Price is a welcome addition to the show, especially because Deb has tentatively let him into her heart. He talks with Hannah in the episode’s most chilling scene, when she confesses to the author.

Yvonne Strahovski gives by far her greatest performance on the show thus far as she conjures up swollen forehead veins and torrential tears confessing to the stabbing murder Dexter covered up with his bad blood work. The scene is an affecting validation of Strahovski’s acting and Hannah’s presence on the show.

Isaak’s back on the streets and back to threatening Dexter, who cops to Viktor’s murder.

Price comes to Dexter’s apartment to interview him, but the supposed lab geek lays out his planned blackmail: Planting evidence linking Price to the murder he covered in a popular book he wrote.

Price stands up incensed, then clutches his chest and collapses, splitting his head on the table. Poisoned, Dexter surmises, by Hannah.

Miami Metro brings her in and Deb steps up to the plate for another fantastic interrogation scene with close-up shots and no music.

Dexter talks with her after, and she’s blustery with confidence.

“I’m never going to prison,” she tells him after admitting she killed Price. It’s a line reminiscent of Dexter’s unsettling “everything is in my control” outburst in “Run.”

Hannah tells him she killed her husband after he said he’d leave her if she didn’t get an abortion; she later miscarried. She also points out that they were looking out for each other throughout the entire episode, a big step for two killers. In bed with her later, Dexter thinks about love: “Am I even capable of this?”

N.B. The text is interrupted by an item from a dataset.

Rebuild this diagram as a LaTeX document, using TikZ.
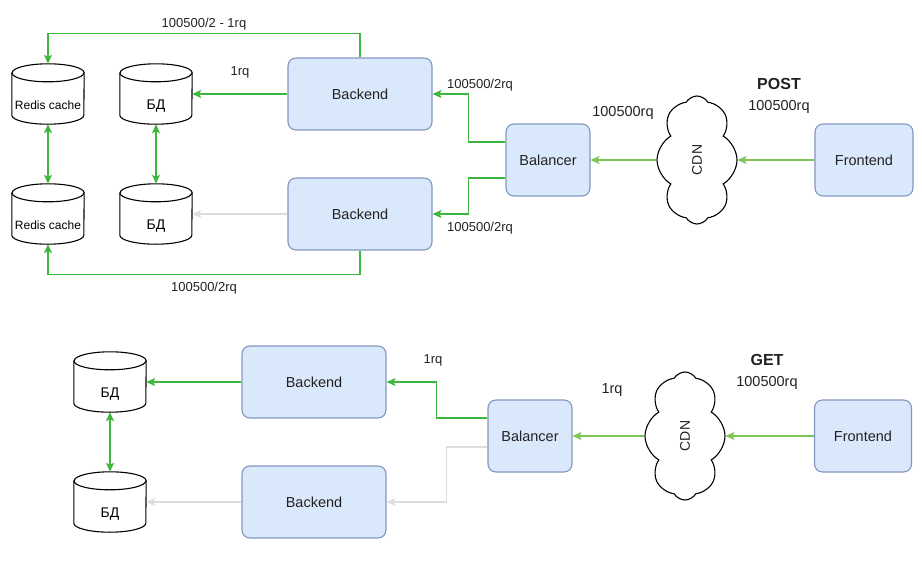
\documentclass[tikz,border=0pt]{standalone}
\usepackage{fontspec}
\setmainfont{Liberation Sans}
\usetikzlibrary{arrows.meta,shapes.symbols}
\definecolor{boxfill}{HTML}{DAE8FC}
\definecolor{boxline}{HTML}{8197BF}
\definecolor{grn}{HTML}{3DB83D}
\definecolor{lgrn}{HTML}{7DC554}
\definecolor{gry}{HTML}{DDDDDD}
\definecolor{txt}{HTML}{222222}
\begin{document}
\begin{tikzpicture}[x=1pt,y=-1pt,
  box/.style={draw=boxline, fill=boxfill, line width=1.1pt, rounded corners=8pt,
    minimum height=72pt, inner sep=0pt, font=\fontsize{14.5}{16}\selectfont, text=txt},
  cylnode/.style={minimum width=72pt, minimum height=60pt, inner sep=0pt,
    text height=45pt, text depth=15pt, font=\fontsize{14}{16}\selectfont, text=black},
  cdn/.style={cloud, draw, line width=1.1pt, cloud puffs=8, cloud puff arc=120,
    aspect=1.6, minimum width=128pt, minimum height=80pt, rotate=90, inner sep=0pt,
    font=\fontsize{14}{16}\selectfont, text=txt},
  garrow/.style={draw=grn, line width=1.3pt, -{Stealth[length=9pt,width=8pt,inset=2pt]}},
  gboth/.style={draw=grn, line width=1.3pt, {Stealth[length=9pt,width=8pt,inset=2pt]}-{Stealth[length=9pt,width=8pt,inset=2pt]}},
  larrow/.style={draw=lgrn, line width=1.3pt, -{Stealth[length=9pt,width=8pt,inset=2pt]}},
  yarrow/.style={draw=gry, line width=1.3pt, -{Stealth[length=9pt,width=8pt,inset=2pt]}},
  lbl/.style={font=\fontsize{13}{15}\selectfont, text=txt, inner sep=0pt},
  biglbl/.style={font=\fontsize{14.5}{16}\selectfont, text=txt, inner sep=0pt},
  boldlbl/.style={font=\fontsize{16}{18}\selectfont\bfseries, text=txt, inner sep=0pt}
]
\useasboundingbox (0,0) rectangle (922,565);

% ---------- POST section ----------
\node[cylnode, font=\fontsize{12}{14}\selectfont] (r1) at (48,94) {Redis cache};
\node[cylnode] (d1) at (156,94) {БД};
\node[cylnode, font=\fontsize{12}{14}\selectfont] (r2) at (48,214) {Redis cache};
\node[cylnode] (d2) at (156,214) {БД};
\node[box, minimum width=144pt] (be1) at (360,94) {Backend};
\node[box, minimum width=144pt] (be2) at (360,214) {Backend};
\node[box, minimum width=84pt] (bal1) at (548,160) {Balancer};
\node[cdn] (cdn1) at (697,160) {CDN};
\node[box, minimum width=98pt] (fe1) at (864,160) {Frontend};

% ---------- GET section ----------
\node[cylnode] (d3) at (110,382) {БД};
\node[cylnode] (d4) at (110,502) {БД};
\node[box, minimum width=144pt] (be3) at (314,382) {Backend};
\node[box, minimum width=144pt] (be4) at (314,502) {Backend};
\node[box, minimum width=84pt] (bal2) at (530,436) {Balancer};
\node[cdn] (cdn2) at (685,436) {CDN};
\node[box, minimum width=97pt] (fe2) at (863,436) {Frontend};

% cylinders
\foreach \n in {r1,r2,d1,d2,d3,d4}{
  \draw[line width=1.1pt] ([yshift=-9pt]\n.north west) -- ([yshift=9pt]\n.south west)
    arc[start angle=180,end angle=360,x radius=36pt,y radius=9pt]
    -- ([yshift=-9pt]\n.north east)
    arc[start angle=0,end angle=180,x radius=36pt,y radius=9pt] -- cycle;
  \draw[line width=1.1pt] ([yshift=-9pt]\n.north west)
    arc[start angle=180,end angle=360,x radius=36pt,y radius=9pt];
}

% POST connectors
\draw[garrow] (be1.north) -- ++(0,-24) -| (r1.north);
\draw[garrow] (be1.west) -- (d1.east);
\draw[yarrow] (be2.west) -- (d2.east);
\draw[garrow] (be2.south) -- ++(0,24) -| (r2.south);
\draw[gboth] (r1.south) -- (r2.north);
\draw[gboth] (d1.south) -- (d2.north);
\draw[garrow] ([yshift=18pt]bal1.west) -- ++(-37,0) |- (be1.east);
\draw[garrow] ([yshift=-18pt]bal1.west) -- ++(-37,0) |- (be2.east);
\draw[larrow] (cdn1) -- (bal1.east);
\draw[larrow] (fe1.west) -- (cdn1);

\node[lbl] (l1) at (204,24) {100500/2 - 1rq};
\node[lbl] (l2) at (240,72) {1rq};
\node[lbl] (l3) at (204,288) {100500/2rq};
\node[lbl] (l4) at (480,85) {100500/2rq};
\node[lbl] (l5) at (480,228) {100500/2rq};
\node[biglbl] (l6) at (623,113) {100500rq};
\node[boldlbl] (l7) at (779,84) {POST};
\node[biglbl] (l8) at (779,107) {100500rq};

% GET connectors
\draw[garrow] (be3.west) -- (d3.east);
\draw[yarrow] (be4.west) -- (d4.east);
\draw[gboth] (d3.south) -- (d4.north);
\draw[garrow] ([yshift=18pt]bal2.west) -- ++(-51,0) |- (be3.east);
\draw[yarrow] ([yshift=-11pt]bal2.west) -- ++(-41,0) |- (be4.east);
\draw[larrow] (cdn2) -- (bal2.east);
\draw[larrow] (fe2.west) -- (cdn2);

\node[lbl] (l9) at (433,360) {1rq};
\node[biglbl] (l10) at (612,390) {1rq};
\node[boldlbl] (l11) at (767,360) {GET};
\node[biglbl] (l12) at (767,383) {100500rq};
\end{tikzpicture}
\end{document}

Deb, after listening to Price’s audio recording of Hannah’s confession, calls and interrupts Dexter’s heartfelt musing. Complaining about the failure of evidence, Deb seems exhausted. “There has to be some f—ing justice,” she gasps. “It’s you, Dex.”

Dexter silently waits for her to spell it out. “She deserves it,” Deb tells her brother. “I want you to make it right.”

Then she drops the bomb: “Do what you do.”

Dexter silently contemplates this order, then looks directly at the camera. Cut to black.

I punched the air in celebration at that ending. Deb has accepted the whole Dexter. That line even recalls Hannah’s reaction to Dexter nearly murdering her.

The previous two episodes sputtered setting up the beakers and flasks for the chemical reaction that exploded this week. This is Dexter done right.